Like many of their displaced neighbors, the family got virtually nothing in return for their property and Carter says his son still has a collection of the property records detailing the toll the interstate took on his family and St. Paul's black community.
But change was coming. Carter followed his father into the Navy, integrated since Chick Carter fueled World War II submarines and played his horn with a band of black sailors. The younger Carter served at communications station in Morocco and boxed in his spare time. A Navy doctor once told him his heart was like a diesel engine, giving Carter the eventual title for his autobiography. The book cover shows a photo of Carter in the boxing ring knocking down a member of Morocco's Olympic team.
Carter returned home after his military service and followed his dad into music, playing trumpet with his brother, Mark, in their band the "Show Pushers." They played gigs in front of Jackie Wilson, the Staples Singers and even Prince. Carter's future wife, Willetha "Toni" Parker, sang in another musical group.
When his parents kicked him out of the house, a neighborhood friend — future St. Paul police Chief Bill Finney — convinced him that a federal court order to integrate meant the police department had a place for him.
Carter said his own checkered past, including a few stints in jail, had left him with little appreciation for law enforcement. But he took the job. He said some of his police colleagues and even fellow St. Paul residents were unwelcoming. He recalled some crime victims and even perpetrators asking to wait until a white officer could deal with them.
Carter quit at one point, but he said the pull to serve drew him back.
"You go back to the original intent of policing. It's intended to be intimate. Transporting children, delivering babies, finding children, assisting senior citizens. And when you call someone to your home, you need somebody to come there with respect — not just because they have a gun and a badge," Carter said.
He was eventually promoted to sergeant and a SWAT officer. He said he had struggles along the way, including a legal settlement and a high-profile misconduct complaint that was eventually disproven.
Carter retired in 2003 and founded a social service nonprofit. His wife became the state's first elected black county commissioner, and his son won election, first to the City Council and then to City Hall's corner office. Melvin Carter III is the city's first African-American mayor.
Carter says his book is a reflection of not just his own story, but of how African-Americans changed America, stretching back from the living legacy of his great, great-grandmother's birth into slavery, through generations of struggle to a new, still imperfect equality.

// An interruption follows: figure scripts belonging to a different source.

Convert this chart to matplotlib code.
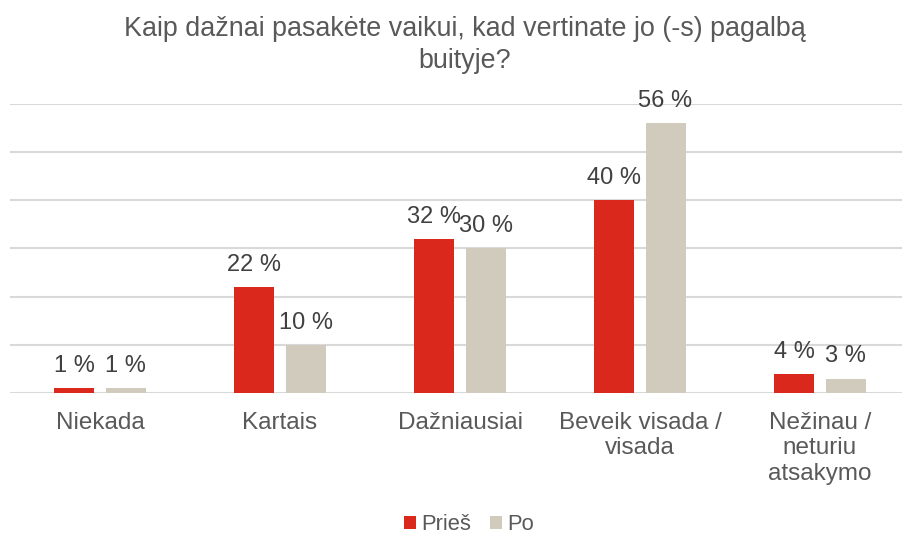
import numpy as np
import matplotlib.pyplot as plt

plt.rcParams['font.family'] = ['Liberation Sans', 'DejaVu Sans']

# data
categories = ['Niekada', 'Kartais', 'Dažniausiai', 'Beveik visada /\nvisada', 'Nežinau /\nneturiu\natsakymo']
pries = [1, 22, 32, 40, 4]
po = [1, 10, 30, 56, 3]
series_names = ['Prieš', 'Po']
colors = ['#DA291C', '#D1CBBE']
label_color = '#404040'
text_color = '#595959'

W, H = 902, 536
fig = plt.figure(figsize=(W / 100, H / 100), dpi=100)
# axes placed in pixel terms: left 10, right 902, bottom 393, top 104
ax = fig.add_axes([10 / W, (H - 393) / H, 892 / W, 289 / H])

x = np.arange(len(categories))
width = 0.222
offset = 0.142

bars1 = ax.bar(x - offset, pries, width, color=colors[0], label=series_names[0], zorder=3)
bars2 = ax.bar(x + offset, po, width, color=colors[1], label=series_names[1], zorder=3)

# value labels above bars
for bars, vals in [(bars1, pries), (bars2, po)]:
    for b, v in zip(bars, vals):
        ax.annotate(f'{v} %', (b.get_x() + b.get_width() / 2, v),
                    xytext=(0, 8), textcoords='offset points',
                    ha='center', va='bottom', fontsize=17, color=label_color)

ax.set_xlim(-0.5, -0.5 + 892 / 180)
ax.set_ylim(0, 60)
ax.set_yticks(np.arange(0, 61, 10))
ax.yaxis.grid(True, color='#D9D9D9', linewidth=1.5, zorder=0)
ax.tick_params(left=False, labelleft=False, bottom=False)
for s in ax.spines.values():
    s.set_visible(False)

ax.set_xticks(x)
ax.set_xticklabels(categories, fontsize=17.5, color=text_color, linespacing=1.2)
ax.tick_params(axis='x', pad=10)

fig.text(465 / W, 1 - 45 / H, 'Kaip dažnai pasakėte vaikui, kad vertinate jo (-s) pagalbą\nbuityje?',
         ha='center', va='center', fontsize=19.4, color=text_color, linespacing=1.25)

fig.legend(loc='center', bbox_to_anchor=(469 / W, 1 - 525 / H), ncol=2, frameon=False,
           fontsize=15.8, handlelength=0.55, handleheight=0.55, handletextpad=0.25,
           columnspacing=0.85, labelcolor=text_color)

fig.savefig('out.png', dpi=100)
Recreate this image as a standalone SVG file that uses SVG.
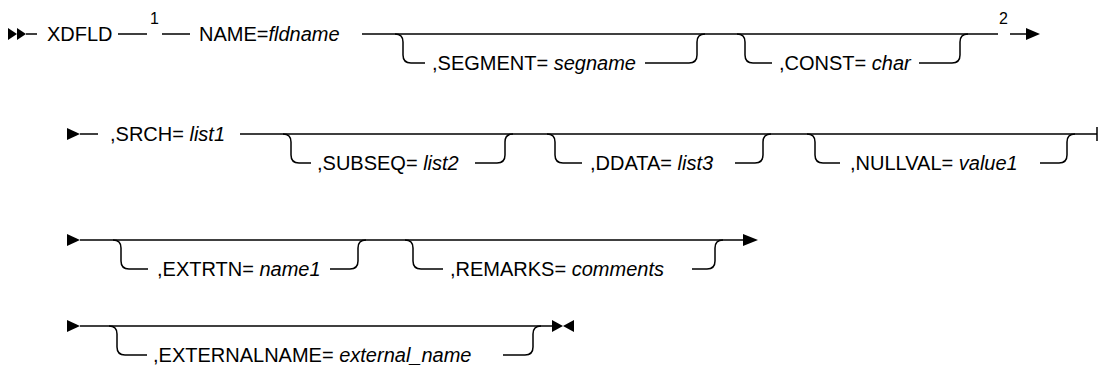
<svg xmlns="http://www.w3.org/2000/svg" width="1098" height="383" viewBox="0 0 1098 383">
<style>
.l{fill:none;stroke:#000;stroke-width:1.5}
.a{fill:#000;stroke:none}
text{font-family:"Liberation Sans",Arial,sans-serif;font-size:20px;fill:#000}
.v{font-style:italic}
.fn{font-size:16px}
</style>
<rect width="1098" height="383" fill="#fff"/>
<g id="connectors">
<!-- row 1 -->
<polygon class="a" points="8,28 17,34 8,40"/>
<polygon class="a" points="17,28 26,34 17,40"/>
<path class="l" d="M26,34 H37"/>
<path class="l" d="M118,34 H147 M162,34 H190"/>
<path class="l" d="M362,34 H998"/>
<path class="l" d="M395,34 Q403,34 403,42 V55 Q403,63 411,63 H425"/>
<path class="l" d="M645,63 H689 Q697,63 697,55 V42 Q697,34 705,34"/>
<path class="l" d="M737,34 Q745,34 745,42 V55 Q745,63 753,63 H772"/>
<path class="l" d="M919,63 H952 Q960,63 960,55 V42 Q960,34 968,34"/>
<path class="l" d="M1010,34 H1028"/>
<polygon class="a" points="1026,28 1040,34 1026,40"/>
<!-- row 2 -->
<polygon class="a" points="67,128 80,134 67,140"/>
<path class="l" d="M80,134 H98"/>
<path class="l" d="M240,134 H1097 M1097,127 V141"/>
<path class="l" d="M283,134 Q291,134 291,142 V155 Q291,163 299,163 H311"/>
<path class="l" d="M475,163 H497 Q505,163 505,155 V142 Q505,134 513,134"/>
<path class="l" d="M547,134 Q555,134 555,142 V155 Q555,163 563,163 H582"/>
<path class="l" d="M735,163 H755 Q763,163 763,155 V142 Q763,134 771,134"/>
<path class="l" d="M807,134 Q815,134 815,142 V155 Q815,163 823,163 H840"/>
<path class="l" d="M1040,163 H1059 Q1067,163 1067,155 V142 Q1067,134 1075,134"/>
<!-- row 3 -->
<polygon class="a" points="67,234 80,240 67,246"/>
<path class="l" d="M80,240 H745"/>
<polygon class="a" points="743,234 758,240 743,246"/>
<path class="l" d="M113,240 Q121,240 121,248 V261 Q121,269 129,269 H148"/>
<path class="l" d="M330,269 H350 Q358,269 358,261 V248 Q358,240 366,240"/>
<path class="l" d="M405,240 Q413,240 413,248 V261 Q413,269 421,269 H443"/>
<path class="l" d="M692,269 H707 Q715,269 715,261 V248 Q715,240 723,240"/>
<!-- row 4 -->
<polygon class="a" points="67,320 80,326 67,332"/>
<path class="l" d="M80,326 H553"/>
<path class="l" d="M109,326 Q117,326 117,334 V347 Q117,355 125,355 H147"/>
<path class="l" d="M503,355 H525 Q533,355 533,347 V334 Q533,326 541,326"/>
<polygon class="a" points="552,320 563,326 552,332"/>
<polygon class="a" points="574,320 563,326 574,332"/>
</g>
<g id="xdfld"><text x="47" y="41">XDFLD</text></g>
<g id="note1"><text class="fn" x="150" y="24">1</text></g>
<g id="name"><text x="199" y="41">NAME=<tspan class="v">fldname</tspan></text></g>
<g id="segment"><text x="432" y="70">,SEGMENT= <tspan class="v">segname</tspan></text></g>
<g id="const"><text x="779" y="70">,CONST= <tspan class="v">char</tspan></text></g>
<g id="note2"><text class="fn" x="999" y="24">2</text></g>
<g id="srch"><text x="110" y="141">,SRCH= <tspan class="v">list1</tspan></text></g>
<g id="subseq"><text x="317" y="170">,SUBSEQ= <tspan class="v">list2</tspan></text></g>
<g id="ddata"><text x="590" y="170">,DDATA= <tspan class="v">list3</tspan></text></g>
<g id="nullval"><text x="850" y="170">,NULLVAL= <tspan class="v">value1</tspan></text></g>
<g id="extrtn"><text x="157" y="276">,EXTRTN= <tspan class="v">name1</tspan></text></g>
<g id="remarks"><text x="450" y="276">,REMARKS= <tspan class="v">comments</tspan></text></g>
<g id="externalname"><text x="153" y="362">,EXTERNALNAME= <tspan class="v">external_name</tspan></text></g>
</svg>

"As I went through various parts of this story, I thought of myself maybe in the context of Anne Frank. Here she is just this little girl way up in a building someplace, writing about what's happening right outside her window, at the same time, she's chronicling things that are impacting, and happening all around the whole globe. Very important, very significant things," Carter said.
The Minnesota Historical Society is celebrating Carter's work with a book launch at St. Paul's Hallie Q. Brown Center Wednesday at 7 p.m.